Fighting Fire with Free Speech: ALA Will Protest Book Burning with 9/11 Qur’an Reading

September 8, 2010

Book burning is the most insidious form of book banning, and just as the American Library Association is preparing to celebrate the freedom to read during Banned Books Week, along comes one Rev. Terry Jones of the 50-member Dove World Outreach Center in Gainesville, Florida. The good reverend's idea of world outreach is to commemorate the 9/11 terrorist attacks of 2001 with a public burning of the Qur'an, the Muslim holy book.

The mind-boggling logic behind Jones’s plan has attracted the attention of Muslims and media around the world, and this morning, news sources reported that Gen. David Petraeus had personally pleaded with the reverend to restrain himself because of the potential for retaliatory violence against U.S. troops and citizens overseas that the book burning could provoke.

The Islamic Society of North America issued a statement September 7 condemning Jones’s comments about Islam and other slurs: “The threatened burning of copies of the Holy Qur'an this Saturday is a particularly egregious offense that demands the strongest possible condemnation by all who value civility in public life and seek to honor the sacred memory of those who lost their lives on September 11.” Some 60 Muslims were among the 2,977 innocent victims who died in the terrorist attacks that day.

Garnering a spot on Tuesday on CNN’s American Morning show, Jones said, “We have firmly made up our mind, but at the same time, we are definitely praying about it.” Petraeus said Monday that images of burning Qur'ans “would undoubtedly be used by exremists in Afghanistan—and around the world—to inflame public opinion and incite violence.”

Meanwhile, the American Library Association and librarians across the country will move the Qur'an to the top of the Banned Books Week agenda. (Leading the way by modeling tolerance, an Oklahoma public library has been hosting an exhibit of artwork inspired by Muslim tradition.)

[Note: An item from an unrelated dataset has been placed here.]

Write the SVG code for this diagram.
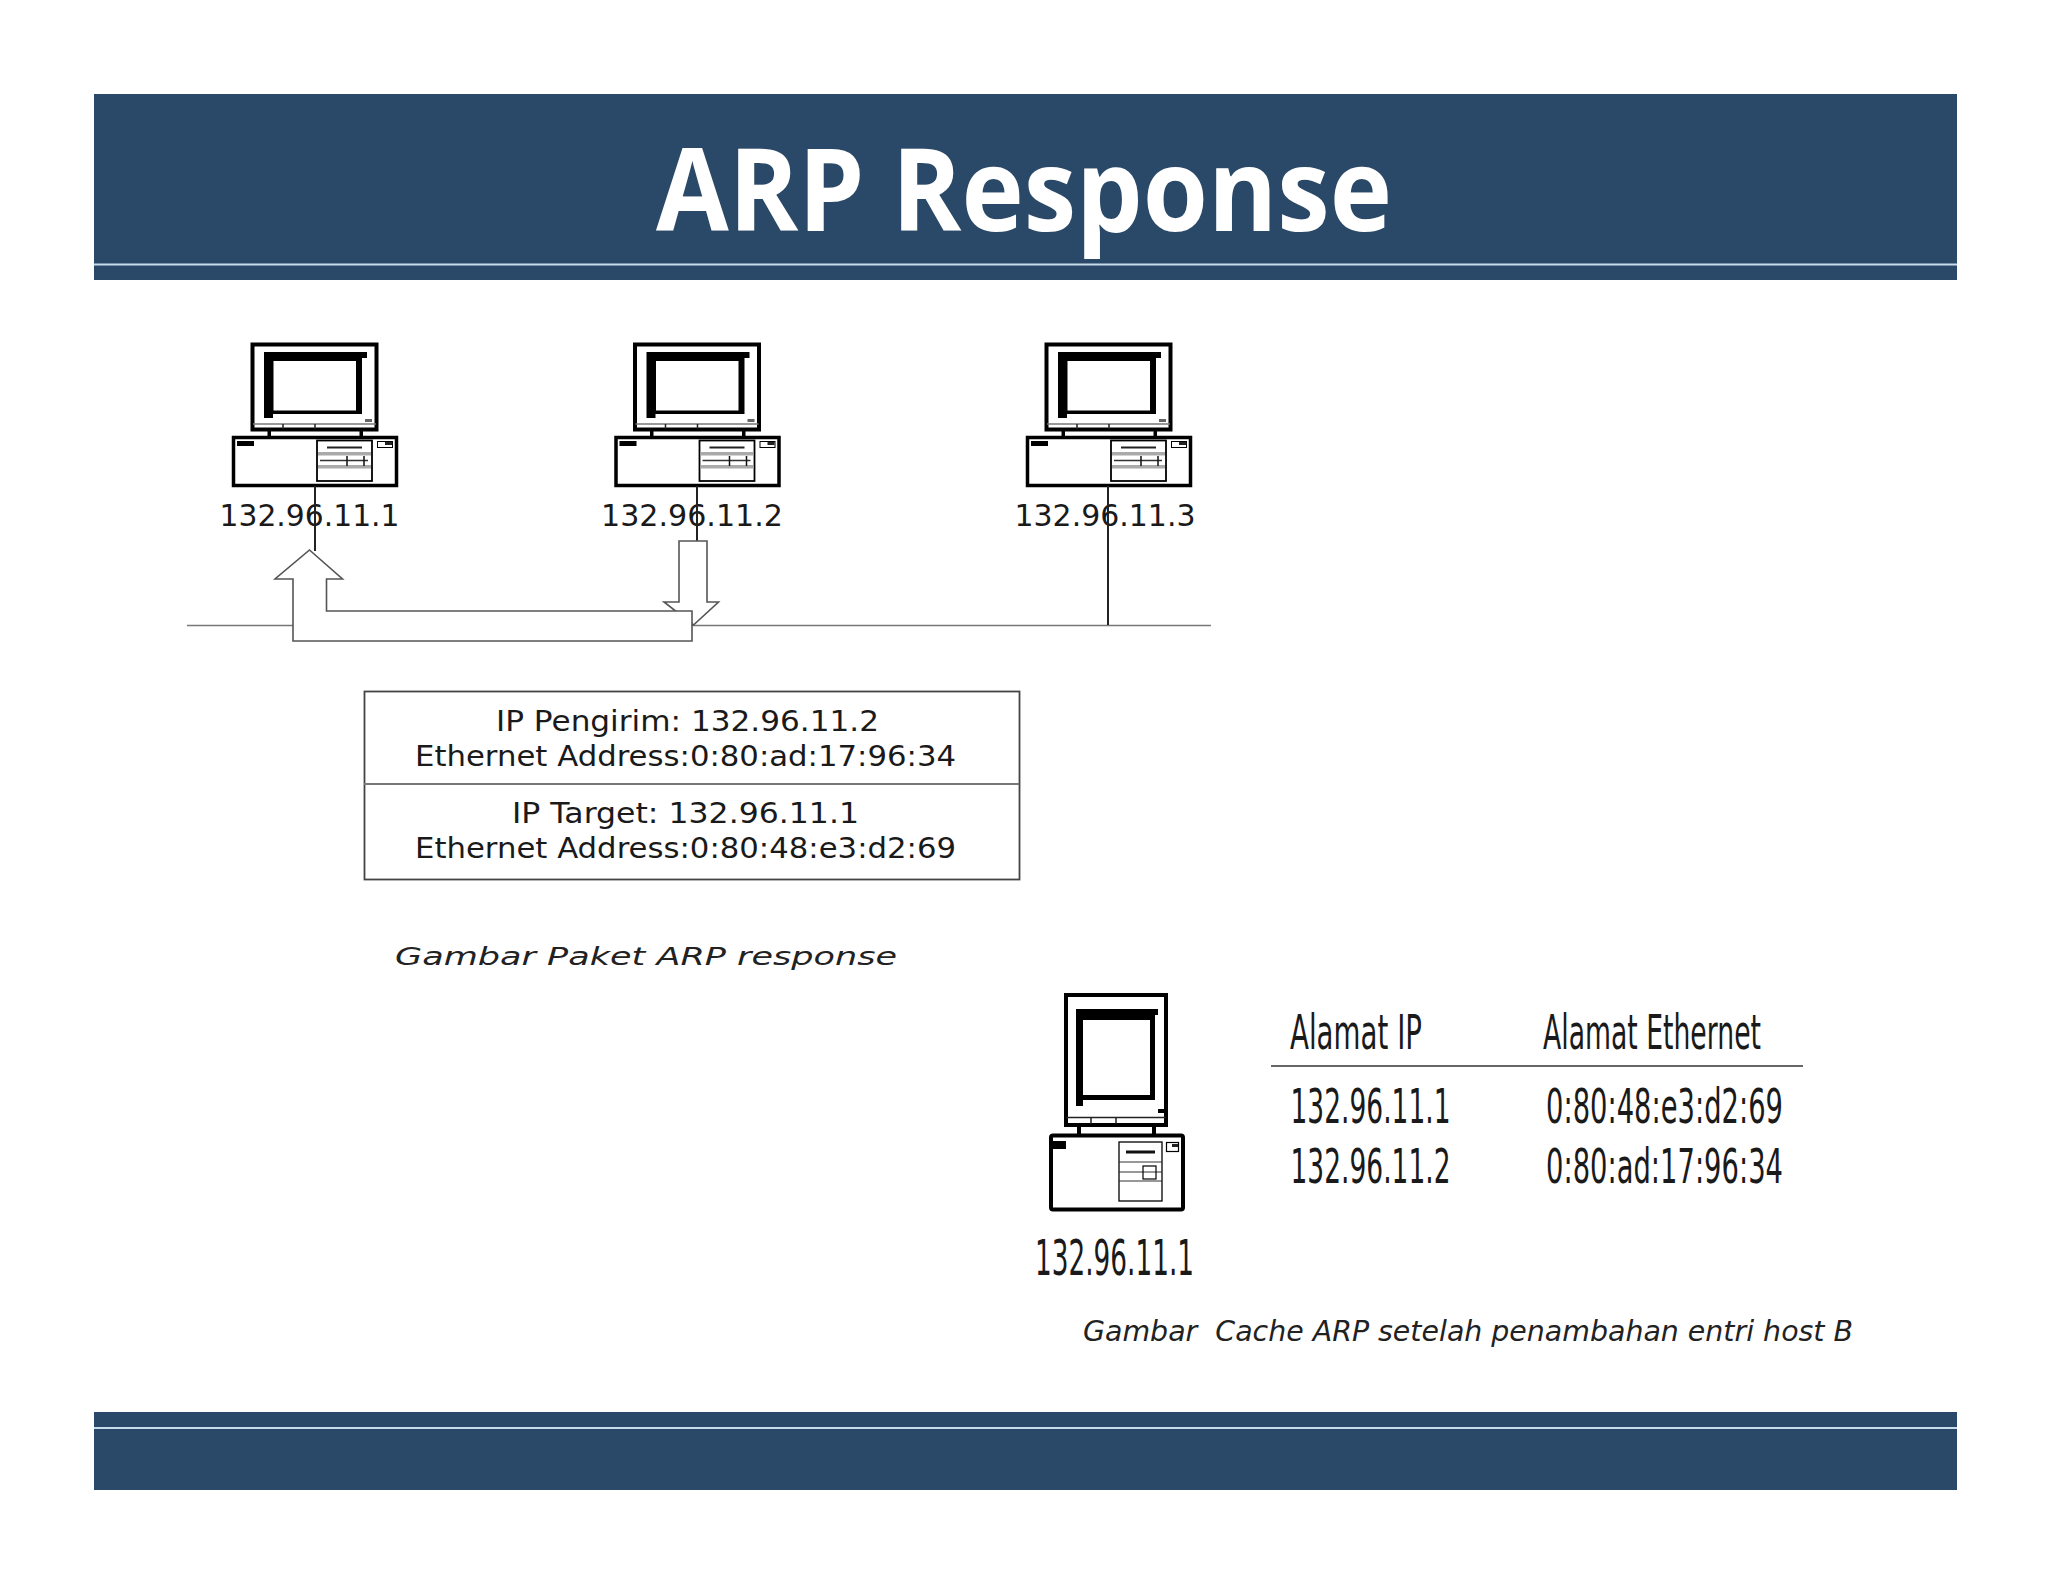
<svg xmlns="http://www.w3.org/2000/svg" width="2048" height="1582" viewBox="0 0 2048 1582">
<style>
.band{fill:#2a4868}
.rule{fill:#c9dcec}
.k{fill:#000}
.o{fill:#fff;stroke:#000}
.g{fill:#aaa}
.wire{stroke:#222;stroke-width:2;fill:none}
.bus{stroke:#777;stroke-width:1.6;fill:none}
.arrow{fill:#fff;stroke:#555;stroke-width:1.6}
.t{font-family:"DejaVu Sans",Verdana,sans-serif;fill:#1a1a1a}
.cap{font-family:"DejaVu Sans",sans-serif;font-style:italic;fill:#222;white-space:pre}
.title{font-family:"Open Sans",sans-serif;font-weight:700;fill:#fff;font-size:114px}
</style>
<defs>
<g id="pc">
<rect class="o" x="252.500" y="344.500" width="124" height="85" stroke-width="4"/>
<path class="k" d="M264 352H367V358H362V414H273V418H264Z"/>
<rect x="273.500" y="361" width="82.500" height="49.500" fill="#fff"/>
<rect x="365" y="419" width="7" height="3" fill="#666"/>
<path d="M253 424H376" stroke="#777" stroke-width="1.500"/>
<path d="M283 424V429M315 424V429" stroke="#222" stroke-width="1.500"/>
<rect class="k" x="267.500" y="431" width="3.500" height="6"/>
<rect class="k" x="359.500" y="431" width="3.500" height="6"/>
<rect class="o" x="233.500" y="437.500" width="163" height="48" stroke-width="3.500"/>
<rect class="k" x="237" y="441" width="17" height="5"/>
<rect class="o" x="317" y="440.500" width="55" height="40.500" stroke-width="1.800"/>
<rect class="g" x="318" y="452" width="53" height="3.500"/>
<rect class="g" x="318" y="465" width="53" height="3.500"/>
<path d="M327 447.500H362" stroke="#222" stroke-width="2"/>
<path d="M320 460.500H368" stroke="#333" stroke-width="1.300"/>
<path d="M347 456V466M364 456V466" stroke="#111" stroke-width="1.500"/>
<rect class="o" x="377.500" y="441.500" width="15" height="6" stroke-width="1"/>
<rect x="385" y="442" width="7" height="3" fill="#222"/>
</g>
</defs>
<rect width="2048" height="1582" fill="#fff"/>
<g id="header">
<rect class="band" x="94" y="94" width="1863" height="186"/>
<rect class="rule" x="94" y="263.500" width="1863" height="2"/>
<text class="title" x="656" y="231" textLength="736" lengthAdjust="spacingAndGlyphs">ARP Response</text>
</g>
<g id="footer">
<rect class="band" x="94" y="1412" width="1863" height="78"/>
<rect class="rule" x="94" y="1427" width="1863" height="2"/>
</g>
<g id="host-1">
<use href="#pc"/>
<text class="t" x="219.500" y="526" font-size="30" textLength="180" lengthAdjust="spacingAndGlyphs">132.96.11.1</text>
</g>
<g id="host-2">
<use href="#pc" x="382.500"/>
<text class="t" x="601" y="526" font-size="30" textLength="182" lengthAdjust="spacingAndGlyphs">132.96.11.2</text>
</g>
<g id="host-3">
<use href="#pc" x="794"/>
<text class="t" x="1014.500" y="526" font-size="30" textLength="181" lengthAdjust="spacingAndGlyphs">132.96.11.3</text>
</g>
<g id="connectors">
<path class="bus" d="M187 625.500H1211"/>
<path class="wire" d="M315 486V551"/>
<path class="wire" d="M697 486V541"/>
<path class="wire" d="M1108 486V625"/>
<polygon class="arrow" points="679,541 707,541 707,602 718.500,602 693.500,625 664,602 679,602"/>
<polygon class="arrow" points="309.500,550 342.500,579 326.500,579 326.500,611 692,611 692,641 293,641 293,579 275,579"/>
</g>
<g id="packet">
<rect x="364.500" y="691.500" width="655" height="188" fill="#fff" stroke="#444" stroke-width="1.800"/>
<path d="M364 784H1019" stroke="#777" stroke-width="2"/>
<text class="t" x="496" y="731" font-size="29" textLength="383" lengthAdjust="spacingAndGlyphs">IP Pengirim: 132.96.11.2</text>
<text class="t" x="415" y="766" font-size="29" textLength="541" lengthAdjust="spacingAndGlyphs">Ethernet Address:0:80:ad:17:96:34</text>
<text class="t" x="512" y="823" font-size="29" textLength="347" lengthAdjust="spacingAndGlyphs">IP Target: 132.96.11.1</text>
<text class="t" x="415" y="858" font-size="29" textLength="541" lengthAdjust="spacingAndGlyphs">Ethernet Address:0:80:48:e3:d2:69</text>
</g>
<text class="cap" id="caption-packet" x="395" y="965" font-size="24" textLength="502" lengthAdjust="spacingAndGlyphs">Gambar Paket ARP response</text>
<g id="host-a">
<rect class="o" x="1066" y="995" width="100" height="130" stroke-width="4"/>
<path class="k" d="M1076 1009H1158V1015H1155V1100H1083V1106H1076Z"/>
<rect x="1083" y="1020" width="67" height="75" fill="#fff"/>
<rect class="k" x="1158" y="1109" width="7" height="4"/>
<path d="M1066 1117.500H1166M1091 1117V1124M1116 1117V1124" stroke="#222" stroke-width="1.500" fill="none"/>
<rect class="k" x="1077" y="1127" width="4" height="7"/>
<rect class="k" x="1152" y="1127" width="4" height="7"/>
<rect class="o" x="1051" y="1135.500" width="132" height="74" rx="2" stroke-width="4"/>
<rect class="k" x="1052" y="1141" width="14" height="8"/>
<rect class="o" x="1119" y="1142" width="43" height="59" stroke-width="1.300"/>
<path d="M1126 1152H1155" stroke="#111" stroke-width="3"/>
<path d="M1119 1162H1162M1119 1172H1162M1119 1181H1162" stroke="#333" stroke-width="1.200"/>
<rect x="1143" y="1166" width="13" height="13" stroke="#000" stroke-width="1.200" fill="none"/>
<rect class="o" x="1166.500" y="1142.500" width="12" height="9" stroke-width="1.200"/>
<rect x="1172" y="1144" width="6" height="3" fill="#222"/>
<text class="t" transform="translate(1035 1275) scale(1 1.900)" font-size="26" textLength="159" lengthAdjust="spacingAndGlyphs">132.96.11.1</text>
</g>
<g id="cache-table">
<text class="t" x="1290" y="1049" font-size="48" textLength="132" lengthAdjust="spacingAndGlyphs">Alamat IP</text>
<text class="t" x="1543" y="1049" font-size="48" textLength="218" lengthAdjust="spacingAndGlyphs">Alamat Ethernet</text>
<path d="M1271 1066H1803" stroke="#666" stroke-width="2"/>
<text class="t" transform="translate(1290.500 1123) scale(1 1.800)" font-size="27" textLength="160" lengthAdjust="spacingAndGlyphs">132.96.11.1</text>
<text class="t" transform="translate(1546 1123) scale(1 1.800)" font-size="27" textLength="237" lengthAdjust="spacingAndGlyphs">0:80:48:e3:d2:69</text>
<text class="t" transform="translate(1290.500 1183) scale(1 1.800)" font-size="27" textLength="160" lengthAdjust="spacingAndGlyphs">132.96.11.2</text>
<text class="t" transform="translate(1546 1183) scale(1 1.800)" font-size="27" textLength="237" lengthAdjust="spacingAndGlyphs">0:80:ad:17:96:34</text>
</g>
<text class="cap" id="caption-cache" x="1083" y="1341" font-size="28" textLength="770" lengthAdjust="spacingAndGlyphs">Gambar  Cache ARP setelah penambahan entri host B</text>
</svg>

“Free people read freely,” says Barbara Jones, director of the ALA Office for Intellectual Freedom. “That is a fundamental principle of the American Constitution and a basic mission of public libraries. We don’t burn books, we read them.”

Whether or not the Rev. Jones (who is no relation to ALA’s OIF director) proceeds with his plan, librarians and library advocates will assemble on the steps of the American Library Association headquarters in Chicago this Saturday at 1 p.m. for a public reading from the Qur'an to counteract the burning in Gainesville, and Banned Books Week will launch on September 25 with readings from the Qur'an.

“The librarians of America will not stand by and let ignorance rule,” says ALA Executive Director Keith Michael Fiels. “For every would-be book burner, there are thousands of readers who will speak out for the freedom to peaceably assemble and read whatever they choose.”

The reverend would do well to use his matches to ignite the pilot light in his brain. Have you ever actually read the Qur'an, Rev. Jones? If you really want illumination, I respectfully suggest you spend Saturday reading instead of burning.